Data provided:

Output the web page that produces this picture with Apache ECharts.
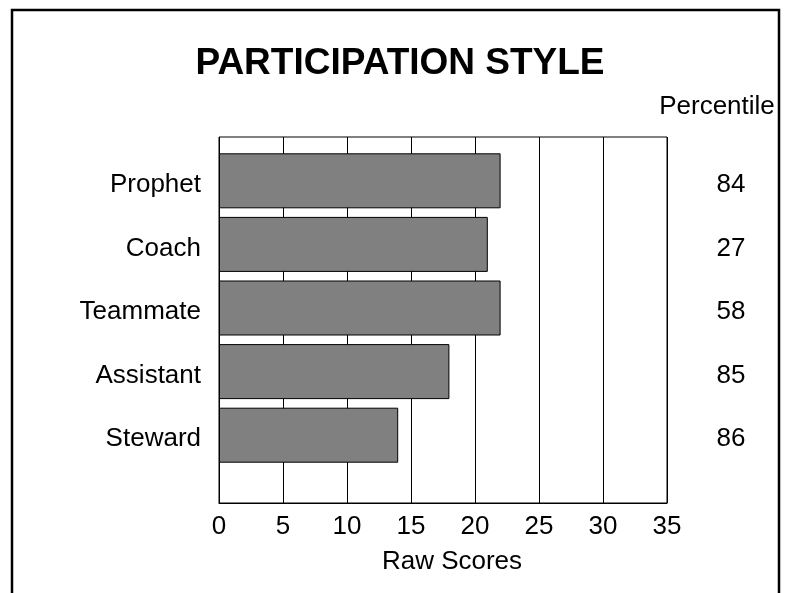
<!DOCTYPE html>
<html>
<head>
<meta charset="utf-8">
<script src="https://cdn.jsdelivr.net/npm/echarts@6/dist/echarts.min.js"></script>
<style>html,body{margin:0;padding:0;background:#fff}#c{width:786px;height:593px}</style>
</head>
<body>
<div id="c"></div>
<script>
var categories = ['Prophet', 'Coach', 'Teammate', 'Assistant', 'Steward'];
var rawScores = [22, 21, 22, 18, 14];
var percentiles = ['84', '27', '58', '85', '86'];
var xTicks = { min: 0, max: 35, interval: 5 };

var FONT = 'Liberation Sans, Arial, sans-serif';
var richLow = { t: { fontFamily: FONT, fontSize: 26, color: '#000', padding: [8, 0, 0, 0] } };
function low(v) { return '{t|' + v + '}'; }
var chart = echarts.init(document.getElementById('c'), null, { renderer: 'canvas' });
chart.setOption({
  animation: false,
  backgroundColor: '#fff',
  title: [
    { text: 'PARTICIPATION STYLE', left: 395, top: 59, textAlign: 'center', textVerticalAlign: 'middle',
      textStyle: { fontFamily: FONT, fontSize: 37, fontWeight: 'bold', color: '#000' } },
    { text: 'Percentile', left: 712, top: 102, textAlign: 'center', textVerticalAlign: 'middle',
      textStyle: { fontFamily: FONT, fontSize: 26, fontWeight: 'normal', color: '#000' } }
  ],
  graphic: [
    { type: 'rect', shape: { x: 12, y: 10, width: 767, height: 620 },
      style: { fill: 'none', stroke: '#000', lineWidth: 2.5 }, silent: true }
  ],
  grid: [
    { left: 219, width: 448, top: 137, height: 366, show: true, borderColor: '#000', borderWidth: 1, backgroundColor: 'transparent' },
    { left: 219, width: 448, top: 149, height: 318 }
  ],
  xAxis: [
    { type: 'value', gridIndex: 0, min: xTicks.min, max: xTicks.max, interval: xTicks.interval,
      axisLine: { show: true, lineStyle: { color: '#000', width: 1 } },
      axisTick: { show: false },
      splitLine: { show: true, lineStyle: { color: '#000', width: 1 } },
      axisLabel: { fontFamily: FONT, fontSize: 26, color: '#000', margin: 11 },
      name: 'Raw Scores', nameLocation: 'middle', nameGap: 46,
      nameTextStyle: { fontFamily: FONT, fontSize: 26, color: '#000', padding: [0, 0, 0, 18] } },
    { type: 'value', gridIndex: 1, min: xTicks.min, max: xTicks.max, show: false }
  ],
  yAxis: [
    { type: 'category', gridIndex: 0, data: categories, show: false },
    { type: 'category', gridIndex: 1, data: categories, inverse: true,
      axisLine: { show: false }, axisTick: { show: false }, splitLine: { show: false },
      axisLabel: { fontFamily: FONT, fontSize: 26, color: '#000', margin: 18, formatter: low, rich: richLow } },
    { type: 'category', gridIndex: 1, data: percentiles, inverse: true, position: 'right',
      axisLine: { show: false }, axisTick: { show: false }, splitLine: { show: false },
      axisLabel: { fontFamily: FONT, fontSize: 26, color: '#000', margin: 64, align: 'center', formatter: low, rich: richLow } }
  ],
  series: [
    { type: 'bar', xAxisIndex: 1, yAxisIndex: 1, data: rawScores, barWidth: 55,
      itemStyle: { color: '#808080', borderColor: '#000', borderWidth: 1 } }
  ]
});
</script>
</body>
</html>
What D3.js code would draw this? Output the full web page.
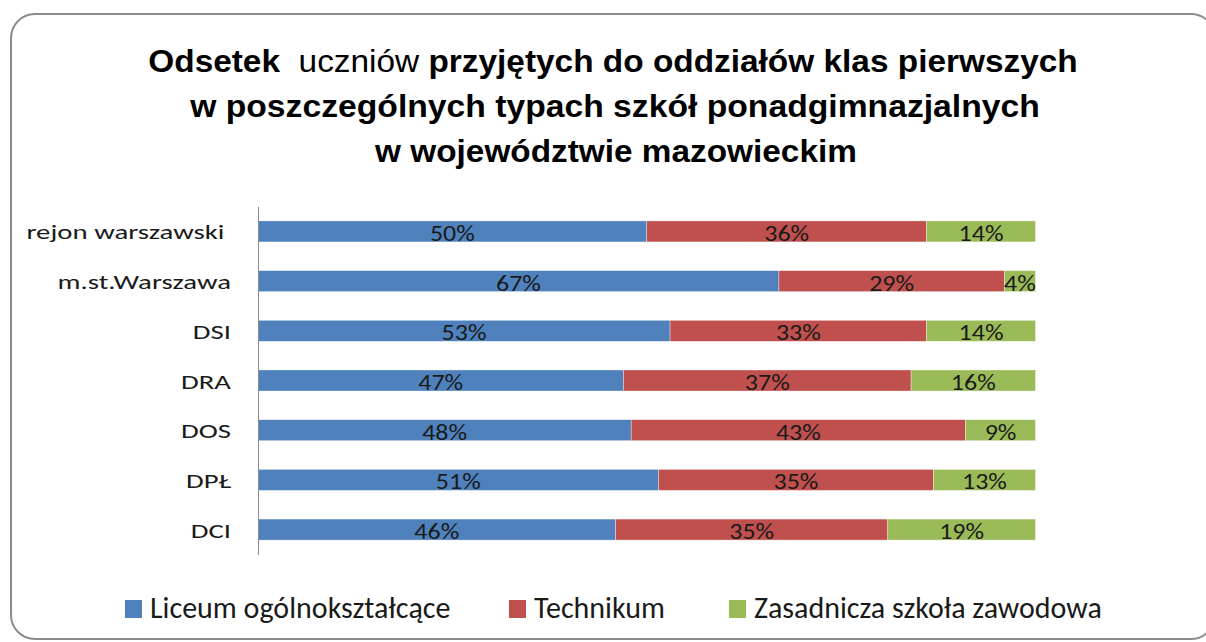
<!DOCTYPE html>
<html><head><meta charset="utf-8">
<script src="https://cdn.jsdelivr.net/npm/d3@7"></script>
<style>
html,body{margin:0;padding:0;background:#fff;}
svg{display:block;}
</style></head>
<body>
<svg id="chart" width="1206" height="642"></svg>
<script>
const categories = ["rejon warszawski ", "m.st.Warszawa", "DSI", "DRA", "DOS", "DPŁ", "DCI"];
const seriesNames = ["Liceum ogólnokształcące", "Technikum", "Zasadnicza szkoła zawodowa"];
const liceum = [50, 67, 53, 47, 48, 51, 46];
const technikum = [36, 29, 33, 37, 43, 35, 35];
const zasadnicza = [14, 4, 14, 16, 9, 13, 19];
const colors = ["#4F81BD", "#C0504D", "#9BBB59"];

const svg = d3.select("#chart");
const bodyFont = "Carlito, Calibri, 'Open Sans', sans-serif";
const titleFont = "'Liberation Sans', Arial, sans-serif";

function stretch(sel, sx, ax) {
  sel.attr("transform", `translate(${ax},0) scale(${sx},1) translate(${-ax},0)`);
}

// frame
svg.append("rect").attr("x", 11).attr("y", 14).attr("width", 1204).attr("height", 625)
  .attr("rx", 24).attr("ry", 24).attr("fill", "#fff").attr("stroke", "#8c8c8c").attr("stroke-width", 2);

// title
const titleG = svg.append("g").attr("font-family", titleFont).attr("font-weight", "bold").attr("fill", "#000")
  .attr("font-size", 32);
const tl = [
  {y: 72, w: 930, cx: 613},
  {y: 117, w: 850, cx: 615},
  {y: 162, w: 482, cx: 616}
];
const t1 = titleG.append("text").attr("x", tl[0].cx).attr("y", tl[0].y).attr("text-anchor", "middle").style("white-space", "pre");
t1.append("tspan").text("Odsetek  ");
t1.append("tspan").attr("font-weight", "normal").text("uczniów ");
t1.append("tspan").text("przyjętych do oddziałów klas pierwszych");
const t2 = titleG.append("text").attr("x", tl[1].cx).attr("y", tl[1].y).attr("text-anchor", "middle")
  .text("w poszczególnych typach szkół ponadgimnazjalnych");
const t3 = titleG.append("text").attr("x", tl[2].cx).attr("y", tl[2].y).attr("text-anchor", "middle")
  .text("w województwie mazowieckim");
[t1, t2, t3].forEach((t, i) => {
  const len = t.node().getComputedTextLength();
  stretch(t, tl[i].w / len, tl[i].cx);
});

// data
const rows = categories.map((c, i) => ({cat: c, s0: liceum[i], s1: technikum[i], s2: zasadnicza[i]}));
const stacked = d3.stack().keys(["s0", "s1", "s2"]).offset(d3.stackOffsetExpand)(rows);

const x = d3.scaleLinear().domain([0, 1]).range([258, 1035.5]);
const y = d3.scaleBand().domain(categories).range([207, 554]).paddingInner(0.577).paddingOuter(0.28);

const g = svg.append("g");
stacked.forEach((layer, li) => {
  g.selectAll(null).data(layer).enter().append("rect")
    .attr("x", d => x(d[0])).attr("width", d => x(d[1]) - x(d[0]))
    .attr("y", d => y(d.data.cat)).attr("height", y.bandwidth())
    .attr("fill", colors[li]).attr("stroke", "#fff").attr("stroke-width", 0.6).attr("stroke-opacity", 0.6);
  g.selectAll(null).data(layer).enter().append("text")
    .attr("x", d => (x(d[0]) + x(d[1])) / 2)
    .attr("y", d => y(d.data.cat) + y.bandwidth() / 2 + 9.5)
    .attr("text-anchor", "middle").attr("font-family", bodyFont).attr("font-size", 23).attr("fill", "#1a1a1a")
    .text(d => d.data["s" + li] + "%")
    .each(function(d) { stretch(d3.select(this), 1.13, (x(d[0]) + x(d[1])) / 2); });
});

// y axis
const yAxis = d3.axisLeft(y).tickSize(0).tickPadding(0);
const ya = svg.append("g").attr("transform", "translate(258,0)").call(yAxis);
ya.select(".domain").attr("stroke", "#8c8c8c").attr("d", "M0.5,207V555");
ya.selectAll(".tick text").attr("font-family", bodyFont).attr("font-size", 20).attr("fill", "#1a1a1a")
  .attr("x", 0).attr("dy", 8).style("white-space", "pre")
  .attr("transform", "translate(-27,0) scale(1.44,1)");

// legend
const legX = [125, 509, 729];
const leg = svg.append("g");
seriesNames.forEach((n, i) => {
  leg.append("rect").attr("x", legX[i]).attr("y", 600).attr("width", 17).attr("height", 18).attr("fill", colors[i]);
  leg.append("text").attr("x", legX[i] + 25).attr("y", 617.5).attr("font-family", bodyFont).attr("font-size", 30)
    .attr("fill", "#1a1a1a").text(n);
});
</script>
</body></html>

Your instructions: Note every line above where the string "this" shows up, and copy those lines.

Response to the task:
Output the web page that produces this picture with Apache ECharts.
What D3.js code would draw this? Output the full web page.
    .each(function(d) { stretch(d3.select(this), 1.13, (x(d[0]) + x(d[1])) / 2); });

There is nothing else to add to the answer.